Records:
+-------+

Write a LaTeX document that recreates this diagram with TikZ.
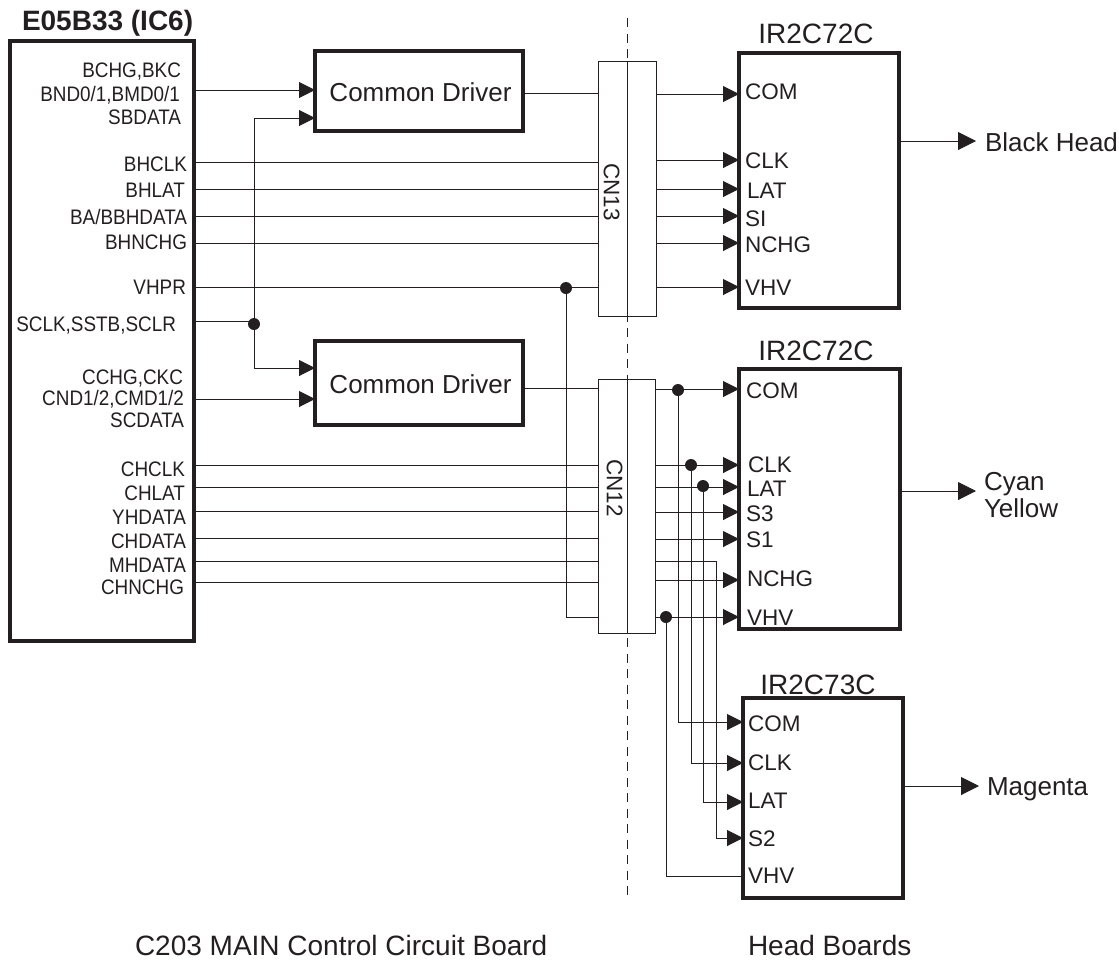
\documentclass[tikz,border=0pt]{standalone}
\usepackage{fontspec}
\setmainfont{Liberation Sans}
\newfontfamily\condfont[FakeStretch=0.9]{Liberation Sans}
\usetikzlibrary{arrows.meta,calc}
\definecolor{ink}{HTML}{231F20}
\tikzset{
  x=1pt,y=-1pt,
  every node/.style={text=ink,inner sep=0pt,outer sep=0pt},
  block/.style={draw=ink,line width=3.6pt,rectangle,anchor=north west},
  conn/.style={draw=ink,line width=0.9pt,fill=white,rectangle,anchor=north west},
  wire/.style={draw=ink,line width=1pt},
  arrowwire/.style={wire,-{Triangle[length=16pt,width=16pt]}},
  outwire/.style={wire,-{Triangle[length=18pt,width=18pt]}},
  dot/.style={circle,fill=ink,minimum size=12pt},
  sig/.style={font=\condfont\fontsize{21}{21}\selectfont,anchor=east,text height=15pt,text depth=0pt},
  pin/.style={font=\fontsize{22.5}{22.5}\selectfont,anchor=west,text height=16.1pt,text depth=0pt},
  big/.style={font=\fontsize{26}{26}\selectfont,text height=18.6pt,text depth=0pt},
  chip/.style={font=\fontsize{28}{28}\selectfont,text height=20pt,text depth=0pt},
}
\begin{document}
\begin{tikzpicture}
\useasboundingbox (0,0) rectangle (1119,959);
% dashed divider
\coordinate (divtop) at (627,18);
\coordinate (divbot) at (627,900);
\draw[wire,dash pattern=on 9pt off 6.5pt] (divtop) -- (divbot);
% blocks
\node[block,minimum width=184pt,minimum height=600pt] (ic) at (10,41) {};
\node[block,minimum width=208pt,minimum height=80pt] (drva) at (315,51) {};
\node[block,minimum width=208pt,minimum height=84pt] (drvb) at (315,341) {};
\node[conn,minimum width=58pt,minimum height=255pt] (cnb) at (598,61) {};
\node[conn,minimum width=57pt,minimum height=254pt] (cnc) at (598,379) {};
\node[block,minimum width=160pt,minimum height=255pt] (ira) at (739,53) {};
\node[block,minimum width=161pt,minimum height=260pt] (irb) at (739,369) {};
\node[block,minimum width=160pt,minimum height=200pt] (irc) at (743,698) {};
\draw[wire] (cnb.north -| divtop) -- (cnb.south -| divtop);
\draw[wire] (cnc.north -| divtop) -- (cnc.south -| divtop);
% block texts
\node[big] (drvat) at (420.5,92) {Common Driver};
\node[big] (drvbt) at (420.5,384) {Common Driver};
\node[font=\fontsize{28}{28}\selectfont\bfseries,text height=20pt,text depth=0pt,anchor=west] (ictitle) at (22,20) {E05B33 (IC6)};
\node[chip] (iratitle) at (816,33) {IR2C72C};
\node[chip] (irbtitle) at (816,350) {IR2C72C};
\node[chip] (irctitle) at (818,684) {IR2C73C};
\node[pin,rotate=-90,anchor=center] (cnbt) at (612,192) {CN13};
\node[pin,rotate=-90,anchor=center] (cnct) at (615,488) {CN12};
% IC signals
\node[sig] (s1) at (181,70) {BCHG,BKC};
\node[sig] (s2) at (180,94) {BND0/1,BMD0/1};
\node[sig] (s3) at (181,117) {SBDATA};
\node[sig] (s4) at (187,164) {BHCLK};
\node[sig] (s5) at (185,190) {BHLAT};
\node[sig] (s6) at (187,217) {BA/BBHDATA};
\node[sig] (s7) at (187,242) {BHNCHG};
\node[sig] (s8) at (186,287) {VHPR};
\node[sig] (s9) at (176,324) {SCLK,SSTB,SCLR};
\node[sig] (s10) at (183,377) {CCHG,CKC};
\node[sig] (s11) at (184,398) {CND1/2,CMD1/2};
\node[sig] (s12) at (184,420) {SCDATA};
\node[sig] (s13) at (185,469) {CHCLK};
\node[sig] (s14) at (185,493) {CHLAT};
\node[sig] (s15) at (186,517) {YHDATA};
\node[sig] (s16) at (186,541) {CHDATA};
\node[sig] (s17) at (186,565) {MHDATA};
\node[sig] (s18) at (184,587) {CHNCHG};
% pin labels
\node[pin] (pa1) at (745,91) {COM};
\node[pin] (pa2) at (745,160) {CLK};
\node[pin] (pa3) at (747,190) {LAT};
\node[pin] (pa4) at (745,218) {SI};
\node[pin] (pa5) at (745,244) {NCHG};
\node[pin] (pa6) at (745,287) {VHV};
\node[pin] (pb1) at (746,390) {COM};
\node[pin] (pb2) at (748,464) {CLK};
\node[pin] (pb3) at (747,488) {LAT};
\node[pin] (pb4) at (746,513) {S3};
\node[pin] (pb5) at (746,539) {S1};
\node[pin] (pb6) at (747,578) {NCHG};
\node[pin] (pb7) at (747,617) {VHV};
\node[pin] (pc1) at (748,723) {COM};
\node[pin] (pc2) at (748,762) {CLK};
\node[pin] (pc3) at (748,800) {LAT};
\node[pin] (pc4) at (748,838) {S2};
\node[pin] (pc5) at (748,875) {VHV};
% outputs
\node[big,anchor=west] (outa) at (985,142) {Black Head};
\node[big,anchor=west] (outb) at (984,481) {Cyan};
\node[big,anchor=west] (outc) at (984,508) {Yellow};
\node[big,anchor=west] (outd) at (987,786) {Magenta};
\node[chip,anchor=west] (capa) at (135,945) {C203 MAIN Control Circuit Board};
\node[chip,anchor=west] (capb) at (748,945) {Head Boards};
% wires IC to common drivers
\draw[arrowwire] (ic.east |- 0,90) -- (drva.west |- 0,90);
\draw[arrowwire] (ic.east |- 0,399) -- (drvb.west |- 0,399);
\node[dot] (ja) at (254,324) {};
\draw[wire] (ic.east |- 0,321) -- (ja.center |- 0,321);
\draw[arrowwire] (ja.center) -- (ja.center |- 0,118) -- (drva.west |- 0,118);
\draw[arrowwire] (ja.center) -- (ja.center |- 0,368) -- (drvb.west |- 0,368);
% wires IC to connectors
\foreach \yy in {162,189,216,243,287} \draw[wire] (ic.east |- 0,\yy) -- (cnb.west |- 0,\yy);
\foreach \yy in {465,487,511,538,561,582} \draw[wire] (ic.east |- 0,\yy) -- (cnc.west |- 0,\yy);
\draw[wire] (drva.east |- 0,93) -- (cnb.west |- 0,93);
\draw[wire] (drvb.east |- 0,388) -- (cnc.west |- 0,388);
\node[dot] (jb) at (566,288) {};
\draw[wire] (jb.center) -- (jb.center |- 0,617) -- (cnc.west |- 0,617);
% connector 13 to head
\foreach \yy in {94,160,189,216,243,287} \draw[arrowwire] (cnb.east |- 0,\yy) -- (ira.west |- 0,\yy);
% connector 12 to heads
\foreach \yy in {389,465,487,512,539,580,617} \draw[arrowwire] (cnc.east |- 0,\yy) -- (irb.west |- 0,\yy);
\node[dot] (jc) at (678,390) {};
\node[dot] (jd) at (691,465) {};
\node[dot] (je) at (703,486) {};
\node[dot] (jf) at (666,617) {};
\draw[arrowwire] (jc.center) -- (jc.center |- 0,722) -- (irc.west |- 0,722);
\draw[arrowwire] (jd.center) -- (jd.center |- 0,763) -- (irc.west |- 0,763);
\draw[arrowwire] (je.center) -- (je.center |- 0,802) -- (irc.west |- 0,802);
\coordinate (mh) at (716,561);
\draw[wire] (cnc.east |- mh) -- (mh);
\draw[arrowwire] (mh) -- (mh |- 0,838) -- (irc.west |- 0,838);
\draw[wire] (jf.center) -- (jf.center |- 0,876) -- (irc.west |- 0,876);
% outputs
\coordinate (ea) at (976,141);
\coordinate (eb) at (976,491);
\coordinate (ec) at (979,786);
\draw[outwire] (ira.east |- ea) -- (ea);
\draw[outwire] (irb.east |- eb) -- (eb);
\draw[outwire] (irc.east |- ec) -- (ec);
\end{tikzpicture}
\end{document}
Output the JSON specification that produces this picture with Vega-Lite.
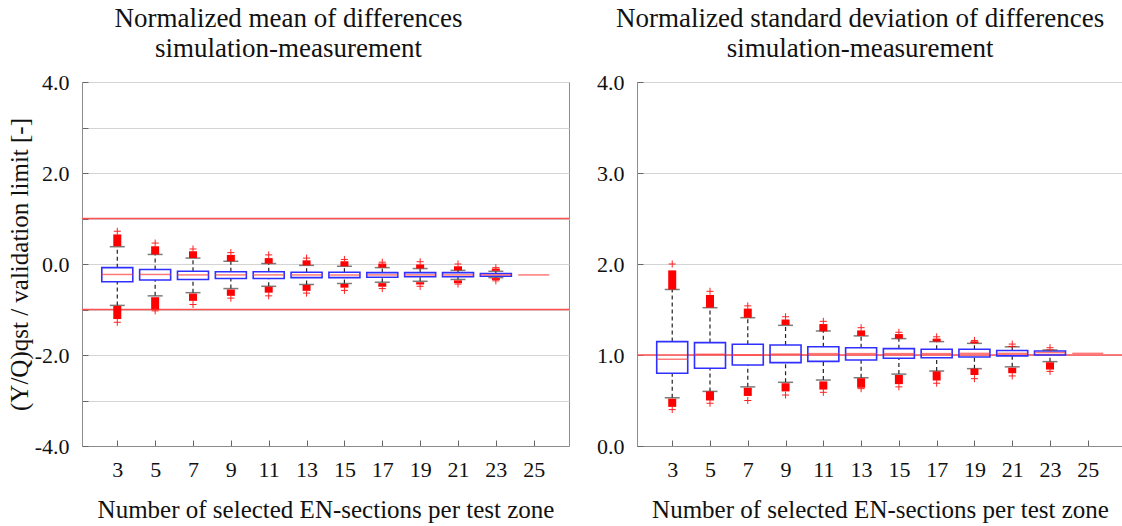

+-------+

GIVEN PROBLEM: Pull out all lines from the entries above that include the word "this".

COMPLETE ANSWER:
Write a LaTeX document that recreates this diagram with TikZ.
Output the JSON specification that produces this picture with Vega-Lite.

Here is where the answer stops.